EXERCISE REQUIREMENTS → Omit the pictures, please, and give each record below again exactly.

EXTRACTED MATERIAL →
-----

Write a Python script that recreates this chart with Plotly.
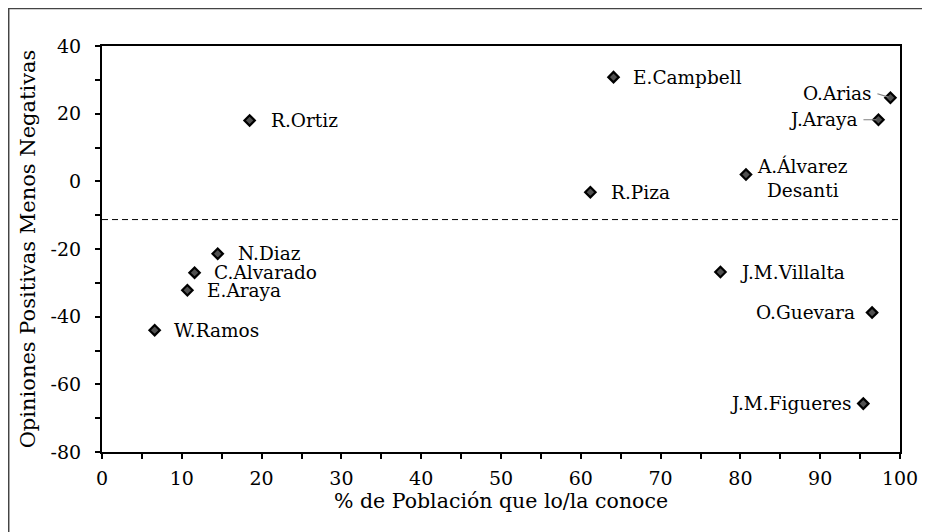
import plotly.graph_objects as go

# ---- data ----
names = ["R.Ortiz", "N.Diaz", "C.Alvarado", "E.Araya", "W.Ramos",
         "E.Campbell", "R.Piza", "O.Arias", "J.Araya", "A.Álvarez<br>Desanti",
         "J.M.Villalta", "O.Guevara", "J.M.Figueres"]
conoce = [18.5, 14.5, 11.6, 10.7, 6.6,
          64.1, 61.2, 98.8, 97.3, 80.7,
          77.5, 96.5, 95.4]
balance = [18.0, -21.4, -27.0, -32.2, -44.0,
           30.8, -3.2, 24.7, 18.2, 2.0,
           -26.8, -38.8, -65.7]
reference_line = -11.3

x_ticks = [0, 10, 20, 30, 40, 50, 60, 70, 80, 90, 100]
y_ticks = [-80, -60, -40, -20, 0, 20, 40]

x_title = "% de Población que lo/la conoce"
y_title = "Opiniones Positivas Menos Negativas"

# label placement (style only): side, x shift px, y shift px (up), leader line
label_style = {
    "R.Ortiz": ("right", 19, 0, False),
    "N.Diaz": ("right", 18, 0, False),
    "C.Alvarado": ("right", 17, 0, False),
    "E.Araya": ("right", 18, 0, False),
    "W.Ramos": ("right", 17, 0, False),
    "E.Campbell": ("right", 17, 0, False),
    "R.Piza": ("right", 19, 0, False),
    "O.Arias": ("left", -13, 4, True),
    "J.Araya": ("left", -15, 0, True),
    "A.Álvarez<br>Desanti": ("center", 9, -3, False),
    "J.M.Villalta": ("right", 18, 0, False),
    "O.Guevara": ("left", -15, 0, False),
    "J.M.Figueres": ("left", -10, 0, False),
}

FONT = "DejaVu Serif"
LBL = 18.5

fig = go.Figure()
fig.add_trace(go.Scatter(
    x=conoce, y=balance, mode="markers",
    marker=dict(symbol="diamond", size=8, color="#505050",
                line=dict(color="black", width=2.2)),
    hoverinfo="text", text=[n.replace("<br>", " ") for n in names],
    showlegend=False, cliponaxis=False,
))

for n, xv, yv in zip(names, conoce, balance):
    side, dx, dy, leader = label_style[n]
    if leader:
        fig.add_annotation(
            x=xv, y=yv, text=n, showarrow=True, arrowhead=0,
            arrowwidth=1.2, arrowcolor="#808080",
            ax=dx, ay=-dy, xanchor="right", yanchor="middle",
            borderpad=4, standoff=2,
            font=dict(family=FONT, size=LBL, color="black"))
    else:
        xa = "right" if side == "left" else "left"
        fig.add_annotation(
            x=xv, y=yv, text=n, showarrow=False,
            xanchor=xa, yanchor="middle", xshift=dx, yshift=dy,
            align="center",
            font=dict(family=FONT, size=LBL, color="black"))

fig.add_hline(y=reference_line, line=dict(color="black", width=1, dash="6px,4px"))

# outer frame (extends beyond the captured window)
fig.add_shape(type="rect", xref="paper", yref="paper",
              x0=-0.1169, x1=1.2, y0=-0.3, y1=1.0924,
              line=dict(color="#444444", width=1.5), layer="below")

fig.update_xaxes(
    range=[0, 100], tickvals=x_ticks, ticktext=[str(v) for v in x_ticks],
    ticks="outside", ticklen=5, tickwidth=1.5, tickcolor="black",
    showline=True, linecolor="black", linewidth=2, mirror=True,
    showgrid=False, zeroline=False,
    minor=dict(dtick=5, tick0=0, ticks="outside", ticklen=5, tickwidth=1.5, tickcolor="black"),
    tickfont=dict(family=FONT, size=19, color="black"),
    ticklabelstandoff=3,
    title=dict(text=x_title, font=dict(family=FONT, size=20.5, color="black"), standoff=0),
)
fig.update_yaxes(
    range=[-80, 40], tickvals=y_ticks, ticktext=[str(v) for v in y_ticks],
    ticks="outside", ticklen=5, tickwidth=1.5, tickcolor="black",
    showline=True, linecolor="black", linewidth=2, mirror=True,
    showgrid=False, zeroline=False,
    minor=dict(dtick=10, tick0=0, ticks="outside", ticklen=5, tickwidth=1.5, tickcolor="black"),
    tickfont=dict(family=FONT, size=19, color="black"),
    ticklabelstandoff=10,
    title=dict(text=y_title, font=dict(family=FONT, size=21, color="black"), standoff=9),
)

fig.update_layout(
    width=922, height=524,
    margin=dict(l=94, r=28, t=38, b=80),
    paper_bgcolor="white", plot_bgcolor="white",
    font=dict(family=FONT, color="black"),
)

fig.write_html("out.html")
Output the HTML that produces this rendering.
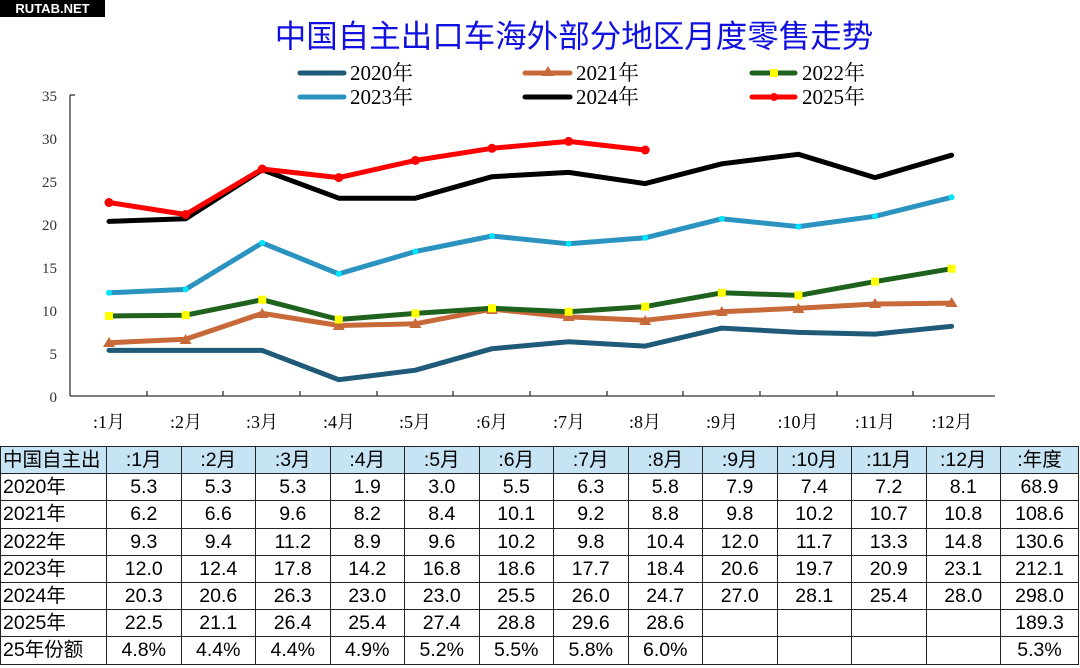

-----

SOLUTION TO THIS EXERCISE →
Write a Python script that recreates this chart with Plotly.
import plotly.graph_objects as go

# ---- data ----
names = ["R.Ortiz", "N.Diaz", "C.Alvarado", "E.Araya", "W.Ramos",
         "E.Campbell", "R.Piza", "O.Arias", "J.Araya", "A.Álvarez<br>Desanti",
         "J.M.Villalta", "O.Guevara", "J.M.Figueres"]
conoce = [18.5, 14.5, 11.6, 10.7, 6.6,
          64.1, 61.2, 98.8, 97.3, 80.7,
          77.5, 96.5, 95.4]
balance = [18.0, -21.4, -27.0, -32.2, -44.0,
           30.8, -3.2, 24.7, 18.2, 2.0,
           -26.8, -38.8, -65.7]
reference_line = -11.3

x_ticks = [0, 10, 20, 30, 40, 50, 60, 70, 80, 90, 100]
y_ticks = [-80, -60, -40, -20, 0, 20, 40]

x_title = "% de Población que lo/la conoce"
y_title = "Opiniones Positivas Menos Negativas"

# label placement (style only): side, x shift px, y shift px (up), leader line
label_style = {
    "R.Ortiz": ("right", 19, 0, False),
    "N.Diaz": ("right", 18, 0, False),
    "C.Alvarado": ("right", 17, 0, False),
    "E.Araya": ("right", 18, 0, False),
    "W.Ramos": ("right", 17, 0, False),
    "E.Campbell": ("right", 17, 0, False),
    "R.Piza": ("right", 19, 0, False),
    "O.Arias": ("left", -13, 4, True),
    "J.Araya": ("left", -15, 0, True),
    "A.Álvarez<br>Desanti": ("center", 9, -3, False),
    "J.M.Villalta": ("right", 18, 0, False),
    "O.Guevara": ("left", -15, 0, False),
    "J.M.Figueres": ("left", -10, 0, False),
}

FONT = "DejaVu Serif"
LBL = 18.5

fig = go.Figure()
fig.add_trace(go.Scatter(
    x=conoce, y=balance, mode="markers",
    marker=dict(symbol="diamond", size=8, color="#505050",
                line=dict(color="black", width=2.2)),
    hoverinfo="text", text=[n.replace("<br>", " ") for n in names],
    showlegend=False, cliponaxis=False,
))

for n, xv, yv in zip(names, conoce, balance):
    side, dx, dy, leader = label_style[n]
    if leader:
        fig.add_annotation(
            x=xv, y=yv, text=n, showarrow=True, arrowhead=0,
            arrowwidth=1.2, arrowcolor="#808080",
            ax=dx, ay=-dy, xanchor="right", yanchor="middle",
            borderpad=4, standoff=2,
            font=dict(family=FONT, size=LBL, color="black"))
    else:
        xa = "right" if side == "left" else "left"
        fig.add_annotation(
            x=xv, y=yv, text=n, showarrow=False,
            xanchor=xa, yanchor="middle", xshift=dx, yshift=dy,
            align="center",
            font=dict(family=FONT, size=LBL, color="black"))

fig.add_hline(y=reference_line, line=dict(color="black", width=1, dash="6px,4px"))

# outer frame (extends beyond the captured window)
fig.add_shape(type="rect", xref="paper", yref="paper",
              x0=-0.1169, x1=1.2, y0=-0.3, y1=1.0924,
              line=dict(color="#444444", width=1.5), layer="below")

fig.update_xaxes(
    range=[0, 100], tickvals=x_ticks, ticktext=[str(v) for v in x_ticks],
    ticks="outside", ticklen=5, tickwidth=1.5, tickcolor="black",
    showline=True, linecolor="black", linewidth=2, mirror=True,
    showgrid=False, zeroline=False,
    minor=dict(dtick=5, tick0=0, ticks="outside", ticklen=5, tickwidth=1.5, tickcolor="black"),
    tickfont=dict(family=FONT, size=19, color="black"),
    ticklabelstandoff=3,
    title=dict(text=x_title, font=dict(family=FONT, size=20.5, color="black"), standoff=0),
)
fig.update_yaxes(
    range=[-80, 40], tickvals=y_ticks, ticktext=[str(v) for v in y_ticks],
    ticks="outside", ticklen=5, tickwidth=1.5, tickcolor="black",
    showline=True, linecolor="black", linewidth=2, mirror=True,
    showgrid=False, zeroline=False,
    minor=dict(dtick=10, tick0=0, ticks="outside", ticklen=5, tickwidth=1.5, tickcolor="black"),
    tickfont=dict(family=FONT, size=19, color="black"),
    ticklabelstandoff=10,
    title=dict(text=y_title, font=dict(family=FONT, size=21, color="black"), standoff=9),
)

fig.update_layout(
    width=922, height=524,
    margin=dict(l=94, r=28, t=38, b=80),
    paper_bgcolor="white", plot_bgcolor="white",
    font=dict(family=FONT, color="black"),
)

fig.write_html("out.html")
Output the HTML that produces this rendering.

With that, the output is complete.